Gerald Steinberg, the president of NGO Watch, a Jerusalem-based lobby group, said the report would feed rising anti-Semitism around the world by raising questions about Israel’s right to exist.

“One can criticize and disagree, but the harshness of this report – this campaign – is what stands out,” Mr. Steinberg said in an interview. “There is an occupation – you can talk about violations of human rights, but that doesn’t justify the term ‘apartheid.’ That’s demonization.”

Prior to the release of the HRW report, two Israeli human-rights groups – Yesh Din and Btselem – separately began in recent months to use the word “apartheid” to describe Israel’s treatment of Palestinians.

“We want people to wake up to the reality here,” said Hagai El-Ad, executive director of Btselem. “The Israeli government’s attitude is one in which they don’t address the facts; they only try to smear the messenger.”

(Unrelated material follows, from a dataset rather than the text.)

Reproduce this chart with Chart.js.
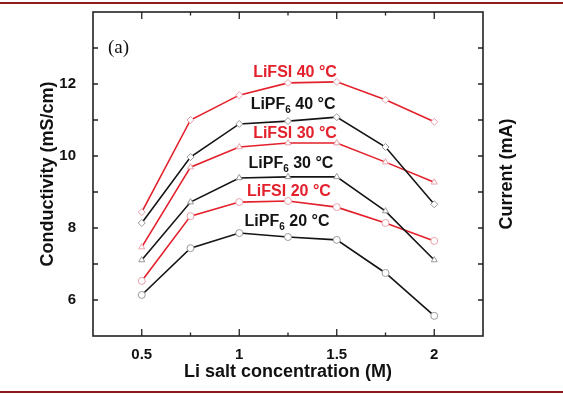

Michael Lynk, an associate professor of law at the University of Western Ontario who is the United Nations special rapporteur on the human-rights situation in the Palestinian territories, said that while he personally hadn’t yet used the term “apartheid” in his own work, he found the report “pretty persuasive.”

Prof. Lynk said he also agreed with HRW’s call for Canada to re-evaluate its Middle East policy.

“Canadian foreign policy towards Israel and Palestine is quite out of step with what international law says and what much of the international community says.”